[STATED TASK]
Return the whole listing, line for line, without the pictures in it.

[GIVEN DATA]
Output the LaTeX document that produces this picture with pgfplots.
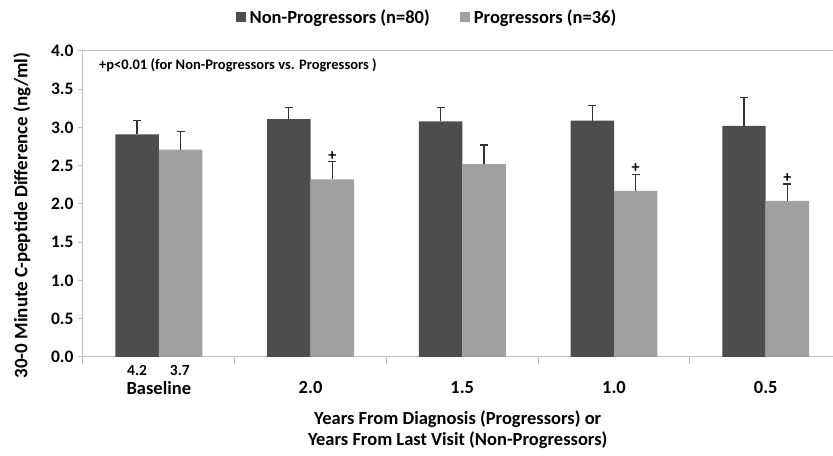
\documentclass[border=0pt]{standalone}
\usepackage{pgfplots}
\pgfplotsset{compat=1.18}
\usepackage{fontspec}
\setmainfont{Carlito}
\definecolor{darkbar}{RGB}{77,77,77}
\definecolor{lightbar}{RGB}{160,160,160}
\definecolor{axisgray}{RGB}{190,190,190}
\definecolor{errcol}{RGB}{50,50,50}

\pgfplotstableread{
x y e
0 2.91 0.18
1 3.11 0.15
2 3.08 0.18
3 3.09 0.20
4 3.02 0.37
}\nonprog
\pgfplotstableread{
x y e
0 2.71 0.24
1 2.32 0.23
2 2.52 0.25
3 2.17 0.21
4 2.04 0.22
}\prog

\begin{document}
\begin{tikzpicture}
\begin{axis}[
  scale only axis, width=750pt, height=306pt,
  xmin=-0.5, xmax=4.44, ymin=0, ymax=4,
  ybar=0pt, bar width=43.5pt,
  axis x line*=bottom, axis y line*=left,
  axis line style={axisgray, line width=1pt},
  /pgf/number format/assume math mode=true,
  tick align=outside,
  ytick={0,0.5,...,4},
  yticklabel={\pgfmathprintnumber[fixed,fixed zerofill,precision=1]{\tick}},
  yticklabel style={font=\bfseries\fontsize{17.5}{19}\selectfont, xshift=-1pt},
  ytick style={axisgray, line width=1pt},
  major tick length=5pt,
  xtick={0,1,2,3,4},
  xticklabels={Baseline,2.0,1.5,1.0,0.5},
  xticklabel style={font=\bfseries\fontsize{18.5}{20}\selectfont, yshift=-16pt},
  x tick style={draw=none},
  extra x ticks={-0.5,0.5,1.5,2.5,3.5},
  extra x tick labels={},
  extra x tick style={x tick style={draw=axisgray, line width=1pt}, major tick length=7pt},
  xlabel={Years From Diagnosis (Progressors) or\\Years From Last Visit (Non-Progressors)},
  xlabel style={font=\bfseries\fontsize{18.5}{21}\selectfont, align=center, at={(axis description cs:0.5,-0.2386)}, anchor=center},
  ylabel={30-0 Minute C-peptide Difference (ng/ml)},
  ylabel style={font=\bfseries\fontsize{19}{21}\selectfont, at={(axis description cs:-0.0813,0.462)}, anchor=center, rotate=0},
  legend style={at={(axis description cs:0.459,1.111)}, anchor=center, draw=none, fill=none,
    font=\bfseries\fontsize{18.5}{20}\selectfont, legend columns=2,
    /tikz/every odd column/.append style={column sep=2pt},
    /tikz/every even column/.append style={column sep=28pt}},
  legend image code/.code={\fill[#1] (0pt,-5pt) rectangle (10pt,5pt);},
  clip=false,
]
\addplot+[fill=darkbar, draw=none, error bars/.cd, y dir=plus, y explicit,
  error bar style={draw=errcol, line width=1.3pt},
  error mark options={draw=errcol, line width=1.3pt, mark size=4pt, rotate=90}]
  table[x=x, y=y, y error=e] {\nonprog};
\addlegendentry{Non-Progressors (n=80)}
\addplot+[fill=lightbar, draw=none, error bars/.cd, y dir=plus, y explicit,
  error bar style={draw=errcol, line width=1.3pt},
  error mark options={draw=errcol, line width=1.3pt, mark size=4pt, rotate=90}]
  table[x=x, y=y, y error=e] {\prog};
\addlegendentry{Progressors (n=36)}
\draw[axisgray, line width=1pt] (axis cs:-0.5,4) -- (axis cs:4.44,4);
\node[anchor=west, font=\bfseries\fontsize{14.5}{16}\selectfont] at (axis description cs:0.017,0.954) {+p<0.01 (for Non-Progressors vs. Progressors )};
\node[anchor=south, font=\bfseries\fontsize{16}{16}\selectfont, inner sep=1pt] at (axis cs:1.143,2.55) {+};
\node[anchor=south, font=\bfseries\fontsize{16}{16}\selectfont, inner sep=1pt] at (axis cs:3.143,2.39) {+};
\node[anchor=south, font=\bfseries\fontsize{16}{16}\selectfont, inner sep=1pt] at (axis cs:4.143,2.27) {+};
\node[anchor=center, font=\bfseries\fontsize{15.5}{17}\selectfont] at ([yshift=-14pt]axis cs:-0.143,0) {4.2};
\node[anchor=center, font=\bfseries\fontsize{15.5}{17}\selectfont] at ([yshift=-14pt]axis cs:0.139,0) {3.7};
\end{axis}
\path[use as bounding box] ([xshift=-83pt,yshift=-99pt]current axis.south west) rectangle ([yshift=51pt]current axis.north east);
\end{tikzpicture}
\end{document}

[PROBLEM SOLUTION]
Output the LaTeX document that produces this picture with pgfplots.
\documentclass[border=0pt]{standalone}
\usepackage{pgfplots}
\pgfplotsset{compat=1.18}
\usepackage{fontspec}
\setmainfont{Carlito}
\definecolor{darkbar}{RGB}{77,77,77}
\definecolor{lightbar}{RGB}{160,160,160}
\definecolor{axisgray}{RGB}{190,190,190}
\definecolor{errcol}{RGB}{50,50,50}

\pgfplotstableread{
x y e
0 2.91 0.18
1 3.11 0.15
2 3.08 0.18
3 3.09 0.20
4 3.02 0.37
}\nonprog
\pgfplotstableread{
x y e
0 2.71 0.24
1 2.32 0.23
2 2.52 0.25
3 2.17 0.21
4 2.04 0.22
}\prog

\begin{document}
\begin{tikzpicture}
\begin{axis}[
  scale only axis, width=750pt, height=306pt,
  xmin=-0.5, xmax=4.44, ymin=0, ymax=4,
  ybar=0pt, bar width=43.5pt,
  axis x line*=bottom, axis y line*=left,
  axis line style={axisgray, line width=1pt},
  /pgf/number format/assume math mode=true,
  tick align=outside,
  ytick={0,0.5,...,4},
  yticklabel={\pgfmathprintnumber[fixed,fixed zerofill,precision=1]{\tick}},
  yticklabel style={font=\bfseries\fontsize{17.5}{19}\selectfont, xshift=-1pt},
  ytick style={axisgray, line width=1pt},
  major tick length=5pt,
  xtick={0,1,2,3,4},
  xticklabels={Baseline,2.0,1.5,1.0,0.5},
  xticklabel style={font=\bfseries\fontsize{18.5}{20}\selectfont, yshift=-16pt},
  x tick style={draw=none},
  extra x ticks={-0.5,0.5,1.5,2.5,3.5},
  extra x tick labels={},
  extra x tick style={x tick style={draw=axisgray, line width=1pt}, major tick length=7pt},
  xlabel={Years From Diagnosis (Progressors) or\\Years From Last Visit (Non-Progressors)},
  xlabel style={font=\bfseries\fontsize{18.5}{21}\selectfont, align=center, at={(axis description cs:0.5,-0.2386)}, anchor=center},
  ylabel={30-0 Minute C-peptide Difference (ng/ml)},
  ylabel style={font=\bfseries\fontsize{19}{21}\selectfont, at={(axis description cs:-0.0813,0.462)}, anchor=center, rotate=0},
  legend style={at={(axis description cs:0.459,1.111)}, anchor=center, draw=none, fill=none,
    font=\bfseries\fontsize{18.5}{20}\selectfont, legend columns=2,
    /tikz/every odd column/.append style={column sep=2pt},
    /tikz/every even column/.append style={column sep=28pt}},
  legend image code/.code={\fill[#1] (0pt,-5pt) rectangle (10pt,5pt);},
  clip=false,
]
\addplot+[fill=darkbar, draw=none, error bars/.cd, y dir=plus, y explicit,
  error bar style={draw=errcol, line width=1.3pt},
  error mark options={draw=errcol, line width=1.3pt, mark size=4pt, rotate=90}]
  table[x=x, y=y, y error=e] {\nonprog};
\addlegendentry{Non-Progressors (n=80)}
\addplot+[fill=lightbar, draw=none, error bars/.cd, y dir=plus, y explicit,
  error bar style={draw=errcol, line width=1.3pt},
  error mark options={draw=errcol, line width=1.3pt, mark size=4pt, rotate=90}]
  table[x=x, y=y, y error=e] {\prog};
\addlegendentry{Progressors (n=36)}
\draw[axisgray, line width=1pt] (axis cs:-0.5,4) -- (axis cs:4.44,4);
\node[anchor=west, font=\bfseries\fontsize{14.5}{16}\selectfont] at (axis description cs:0.017,0.954) {+p<0.01 (for Non-Progressors vs. Progressors )};
\node[anchor=south, font=\bfseries\fontsize{16}{16}\selectfont, inner sep=1pt] at (axis cs:1.143,2.55) {+};
\node[anchor=south, font=\bfseries\fontsize{16}{16}\selectfont, inner sep=1pt] at (axis cs:3.143,2.39) {+};
\node[anchor=south, font=\bfseries\fontsize{16}{16}\selectfont, inner sep=1pt] at (axis cs:4.143,2.27) {+};
\node[anchor=center, font=\bfseries\fontsize{15.5}{17}\selectfont] at ([yshift=-14pt]axis cs:-0.143,0) {4.2};
\node[anchor=center, font=\bfseries\fontsize{15.5}{17}\selectfont] at ([yshift=-14pt]axis cs:0.139,0) {3.7};
\end{axis}
\path[use as bounding box] ([xshift=-83pt,yshift=-99pt]current axis.south west) rectangle ([yshift=51pt]current axis.north east);
\end{tikzpicture}
\end{document}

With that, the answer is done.